Today I started planning our Thanksgiving dinner, and I couldn't be more excited. Thanksgiving stands as one of my favorite holidays, American, Israeli, Jewish and otherwise. In my mind it represents all those family gatherings at my grandmother's Z"L, the amazing smell when you walked in the door, the annual fight over which movie to see, the Macy's Day parade and the time spent bonding with cousins.
Living in Israel, we mostly ignore the American and the non-Jewish holidays, New Year's comes and goes without notice, except that I know that I will have to prepare my annual taxes around that time. This year, however, Raphaela seems to have taken more notice of the global community.
She asked me why we don't celebrate Halloween, and I told her that we have Purim instead; I didn't mention that Halloween commemorates pogroms against Jews. I remember, growing up in New York as a child how we spent that night: we locked all the doors and windows, and closed the shades. When the door bell rang, we ignored it, and the next morning, we hoped that the area where we lived had not been vandalized in any major way. It was the one night out of the year that our quietly anti-Semitic neighbors had full reign.

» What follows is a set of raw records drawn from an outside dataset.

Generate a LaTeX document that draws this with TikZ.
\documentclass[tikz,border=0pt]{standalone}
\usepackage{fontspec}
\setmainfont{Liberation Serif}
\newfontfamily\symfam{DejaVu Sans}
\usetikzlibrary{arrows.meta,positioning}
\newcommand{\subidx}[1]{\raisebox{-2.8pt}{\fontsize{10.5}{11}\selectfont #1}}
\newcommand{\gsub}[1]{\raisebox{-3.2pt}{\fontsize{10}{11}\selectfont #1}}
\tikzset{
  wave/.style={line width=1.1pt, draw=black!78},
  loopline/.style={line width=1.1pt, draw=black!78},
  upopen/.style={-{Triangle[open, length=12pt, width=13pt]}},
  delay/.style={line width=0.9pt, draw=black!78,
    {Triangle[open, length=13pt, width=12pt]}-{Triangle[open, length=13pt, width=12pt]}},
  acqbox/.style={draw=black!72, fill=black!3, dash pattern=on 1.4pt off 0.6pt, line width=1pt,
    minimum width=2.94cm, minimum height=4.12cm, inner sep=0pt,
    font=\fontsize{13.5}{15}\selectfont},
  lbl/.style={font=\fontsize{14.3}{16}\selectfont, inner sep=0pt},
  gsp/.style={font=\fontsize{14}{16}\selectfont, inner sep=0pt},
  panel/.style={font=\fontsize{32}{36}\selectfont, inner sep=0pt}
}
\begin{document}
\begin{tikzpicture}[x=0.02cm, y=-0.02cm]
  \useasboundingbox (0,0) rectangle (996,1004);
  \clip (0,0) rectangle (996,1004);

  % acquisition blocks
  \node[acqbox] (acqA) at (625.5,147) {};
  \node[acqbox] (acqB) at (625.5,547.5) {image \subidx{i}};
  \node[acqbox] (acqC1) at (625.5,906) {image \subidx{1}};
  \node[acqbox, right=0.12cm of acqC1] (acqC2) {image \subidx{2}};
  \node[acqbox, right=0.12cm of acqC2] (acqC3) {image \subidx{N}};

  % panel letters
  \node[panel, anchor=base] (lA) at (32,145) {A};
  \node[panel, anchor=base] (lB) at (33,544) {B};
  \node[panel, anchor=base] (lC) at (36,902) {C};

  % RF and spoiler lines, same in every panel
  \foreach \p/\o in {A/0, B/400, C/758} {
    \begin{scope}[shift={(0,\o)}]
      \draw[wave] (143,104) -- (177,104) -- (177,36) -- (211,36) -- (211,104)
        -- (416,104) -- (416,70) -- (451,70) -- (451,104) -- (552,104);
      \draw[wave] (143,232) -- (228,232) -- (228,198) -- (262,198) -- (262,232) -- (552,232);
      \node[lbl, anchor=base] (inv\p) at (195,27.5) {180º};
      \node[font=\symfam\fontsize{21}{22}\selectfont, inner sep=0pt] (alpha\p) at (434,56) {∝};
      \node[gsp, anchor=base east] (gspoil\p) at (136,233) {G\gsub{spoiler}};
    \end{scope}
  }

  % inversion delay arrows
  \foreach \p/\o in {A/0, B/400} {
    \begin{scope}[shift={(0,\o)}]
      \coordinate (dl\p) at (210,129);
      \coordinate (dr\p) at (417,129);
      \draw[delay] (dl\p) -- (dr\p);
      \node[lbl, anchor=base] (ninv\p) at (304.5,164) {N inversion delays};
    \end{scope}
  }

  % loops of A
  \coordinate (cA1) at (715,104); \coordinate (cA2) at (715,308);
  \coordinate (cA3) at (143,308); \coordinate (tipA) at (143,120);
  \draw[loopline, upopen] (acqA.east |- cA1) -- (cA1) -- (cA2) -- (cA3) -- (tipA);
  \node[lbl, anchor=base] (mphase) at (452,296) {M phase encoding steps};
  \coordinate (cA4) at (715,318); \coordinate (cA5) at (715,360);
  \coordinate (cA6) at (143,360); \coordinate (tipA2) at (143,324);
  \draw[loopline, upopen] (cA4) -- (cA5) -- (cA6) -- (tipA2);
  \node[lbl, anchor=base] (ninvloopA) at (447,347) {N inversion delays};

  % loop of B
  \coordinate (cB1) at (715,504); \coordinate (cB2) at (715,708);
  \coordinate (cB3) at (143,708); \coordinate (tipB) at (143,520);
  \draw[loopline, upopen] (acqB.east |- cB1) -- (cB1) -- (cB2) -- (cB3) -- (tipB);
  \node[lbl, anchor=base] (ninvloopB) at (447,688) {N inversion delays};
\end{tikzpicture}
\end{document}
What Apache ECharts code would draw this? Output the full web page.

It has apparently changed, evidenced by the huge amount of friends on Facebook - those of the Jewish faith and of all levels of religiosity- who posted pictures of their family fully costumed and celebrating Halloween on some level.
As far as Christmas, Raphaela thinks that Santa Clause and the Easter Bunny are fast friends of Diego and Dora, as they appear on the (Hebrew translated) cartoon to deliver presents and rescue animals. Every year I go to a Christmas classic music/carols concert at the International YMCA in Jerusalem, but have not taken Raphaela because she cannot stay up that late into the night. When she gets older, I may give her the option of coming with me instead of staying home with a baby sitter, though I doubt she will know the words to any of the Christmas carols or Handel's Messiah.
(The Tooth Fairy, however, is real.)
Our Chanukah rituals revolve around candle lighting with friends and family, eating doughnuts and taking day trips, rather than the rampant materialism that characterizes the season. I am grateful to raise my daughter that way.
Ask any parent of children in Israel and they will say that there is far too much vacation from school for Jewish holidays as it is, we don't need to add in the other religions to the mix.